Сам Людовик полагался также на любовь своих вассалов. Он рассчитывал на нее в стремлении утвердить свою власть во всем королевстве и, не колеблясь, шел на уступку части своих прямых домениальных владений ради укрепления баронства. Он отстаивал упрочение позиций баронов, расширение их владений и преуспел в этом. Ради того, чтобы сын Иоанна Безземельного, английский король Генрих III, стал, наконец, его вассалом и чтобы в декабре 1259 года он явился в сад королевского дворца для принесения клятвы верности, Людовик IX пошел на возвращение Генриху в ленное владение «за надлежащее служение» значительной части завоеванных им самим и его отцом юго-западных провинций. Многие из соратников Людовика осудили это решение, но король стоял на своем, ценя мир и прежде всего полагаясь на эффективность системы, при которой, как сказано в «Книге правосудия и судебных прений», «король ни от кого не может быть зависим, герцоги, графы, виконты и бароны могут властвовать друг над другом и становиться чьими-то людьми, но не король, против достоинства которого оммаж ничего не значит». И еще: «Владетели замков, нижние вассалы, горожане и селяне подчиняются людям короля, и все вместе они в руках короля».

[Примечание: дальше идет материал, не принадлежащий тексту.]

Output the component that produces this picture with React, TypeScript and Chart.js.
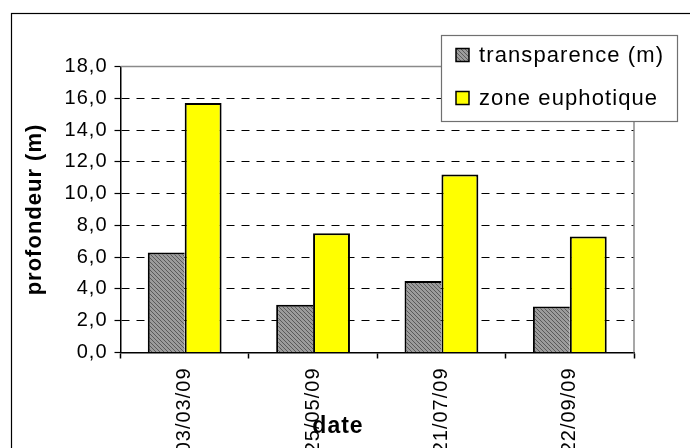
import React, { useEffect, useRef } from 'react';
import { Chart, registerables } from 'chart.js';

Chart.register(...registerables);

const categories = ['03/03/09', '25/05/09', '21/07/09', '22/09/09'];
const transparence = [6.3, 3.0, 4.5, 2.9];
const zoneEuphotique = [15.7, 7.5, 11.2, 7.3];
const seriesLabels = ['transparence (m)', 'zone euphotique'];
const yMin = 0;
const yMax = 18;
const yStep = 2;
const yTitle = 'profondeur (m)';
const xTitle = 'date';

const FONT = '"Liberation Sans", Arial, sans-serif';

function makeHatch(ctx: CanvasRenderingContext2D) {
  const c = document.createElement('canvas');
  c.width = 4;
  c.height = 4;
  const g = c.getContext('2d')!;
  g.fillStyle = '#9c9c9c';
  g.fillRect(0, 0, 4, 4);
  g.fillStyle = '#5a5a5a';
  for (let i = 0; i < 4; i++) g.fillRect(i, i, 1, 1);
  return ctx.createPattern(c, 'repeat')!;
}

const spacingPlugin = {
  id: 'spacing',
  beforeLayout(chart: any) {
    chart.ctx.letterSpacing = '1px';
  },
  beforeDraw(chart: any) {
    chart.ctx.letterSpacing = '1px';
  },
};

const decorPlugin = {
  id: 'decor',
  afterDraw(chart: any) {
    const ctx: CanvasRenderingContext2D = chart.ctx;
    const { left, right, top, bottom } = chart.chartArea;
    ctx.save();
    // outer frame
    ctx.strokeStyle = '#000';
    ctx.lineWidth = 1.2;
    ctx.strokeRect(11.5, 13.5, 800, 600);
    // plot top & right border (gray)
    ctx.strokeStyle = '#8a8a8a';
    ctx.lineWidth = 1.5;
    ctx.beginPath();
    ctx.moveTo(left, top);
    ctx.lineTo(right, top);
    ctx.lineTo(right, bottom);
    ctx.stroke();

    // x axis title
    ctx.fillStyle = '#000';
    ctx.font = 'bold 23px ' + FONT;
    (ctx as any).letterSpacing = '1px';
    ctx.textAlign = 'center';
    ctx.textBaseline = 'alphabetic';
    ctx.fillText(xTitle, 338, 433);

    // legend
    const lx = 441.5, ly = 35.5, lw = 236, lh = 86;
    ctx.fillStyle = '#fff';
    ctx.fillRect(lx, ly, lw, lh);
    ctx.strokeStyle = '#707070';
    ctx.lineWidth = 1.2;
    ctx.strokeRect(lx, ly, lw, lh);
    const rows = [55, 98];
    chart.data.datasets.forEach((ds: any, i: number) => {
      const cy = rows[i];
      ctx.fillStyle = ds.backgroundColor;
      ctx.fillRect(456, cy - 6.5, 13, 13);
      ctx.strokeStyle = '#000';
      ctx.lineWidth = 1.5;
      ctx.strokeRect(456, cy - 6.5, 13, 13);
      ctx.fillStyle = '#000';
      ctx.font = '22px ' + FONT;
      (ctx as any).letterSpacing = '1.1px';
      ctx.textAlign = 'left';
      ctx.textBaseline = 'middle';
      ctx.fillText(ds.label, 479, cy + 1);
    });
    ctx.restore();
  },
};

export default function App() {
  const ref = useRef<HTMLCanvasElement>(null);
  useEffect(() => {
    const canvas = ref.current!;
    const ctx = canvas.getContext('2d')!;
    const hatch = makeHatch(ctx);
    Chart.defaults.font.family = FONT;
    Chart.defaults.color = '#000';
    const chart = new Chart(canvas, {
      type: 'bar',
      data: {
        labels: categories,
        datasets: [
          {
            label: seriesLabels[0],
            data: transparence,
            backgroundColor: hatch as any,
            borderColor: '#000',
            borderWidth: { top: 2, left: 2, right: 0, bottom: 0 } as any,
            categoryPercentage: 0.575,
            barPercentage: 1,
          },
          {
            label: seriesLabels[1],
            data: zoneEuphotique,
            backgroundColor: '#ffff00',
            borderColor: '#000',
            borderWidth: { top: 2, left: 2, right: 2, bottom: 0 } as any,
            categoryPercentage: 0.575,
            barPercentage: 1,
          },
        ],
      },
      options: {
        responsive: false,
        animation: false,
        layout: { padding: { top: 66.5, left: 0, right: 56, bottom: 0 } },
        plugins: {
          legend: { display: false },
          title: { display: false },
          tooltip: { enabled: false },
        },
        scales: {
          x: {
            afterFit: (s: any) => {
              s.height = 95.5;
            },
            grid: {
              drawOnChartArea: false,
              drawTicks: true,
              tickLength: 6,
              tickColor: '#000',
              tickWidth: 1.5,
              offset: true,
            },
            border: { display: true, color: '#000', width: 1.5 },
            ticks: {
              autoSkip: false,
              minRotation: 90,
              maxRotation: 90,
              padding: 9,
              font: { size: 20 },
              color: '#000',
            },
          },
          y: {
            min: yMin,
            max: yMax,
            afterFit: (s: any) => {
              s.width = 120.5;
            },
            grid: {
              color: (c: any) =>
                c.tick && (c.tick.value === yMin || c.tick.value === yMax)
                  ? 'rgba(0,0,0,0)'
                  : '#000',
              lineWidth: 1,
              drawTicks: true,
              tickLength: 6,
              tickColor: '#000',
              tickWidth: 1.2,
            },
            border: { display: true, color: '#000', width: 1.5, dash: [8, 7] },
            ticks: {
              stepSize: yStep,
              padding: 7,
              font: { size: 20 },
              color: '#000',
              callback: (v: any) => Number(v).toFixed(1).replace('.', ','),
            },
            title: {
              display: true,
              text: yTitle,
              font: { size: 22, weight: 'bold' },
              color: '#000',
              padding: { top: 22, bottom: 0 },
            },
          },
        },
      },
      plugins: [spacingPlugin, decorPlugin],
    });
    return () => chart.destroy();
  }, []);
  return (
    <div style={{ position: 'absolute', left: 0, top: 0, width: 690, height: 448, background: '#fff', overflow: 'hidden' }}>
      <canvas ref={ref} width={690} height={448} style={{ display: 'block', width: 690, height: 448 }} />
    </div>
  );
}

Я цитирую здесь одного из служителей закона того времени и делаю это потому, что расширение и укрепление власти монарха было в значительной мере результатом деятельности оплачиваемых им юристов. Им поручалось от имени монарха «блюсти королевские земли согласно обычаям края». Однако, как пояснял в те годы наследнику престола Филиппу Пьер де Фонтэн, бальи Вермандуа, в труде «Советы», специально для принца написанном, эти обычаи «потеряли силу и почти все не действуют». Поэтому судьи считали себя вправе решать дела «по своим воле и разумению», поскольку ум, присущий человеку, есть как бы искра от разума Господня и позволяет, как считал Цицерон, познать законы, отвечающие нашей истинной природе, и действовать «ради общей пользы». А посему, выбрасывая из всей совокупности обычаев, сохранявшихся в общественной памяти, все то, что не казалось им «разумным», обращаясь к текстам канонического права и права гражданского, они мало-помалу создавали «кутюм Франции». Он закреплял королевские прерогативы в отношении феодов, а также и в отношении аллодов: начинает складываться убеждение, что брать их для передачи в ленное владение может только король.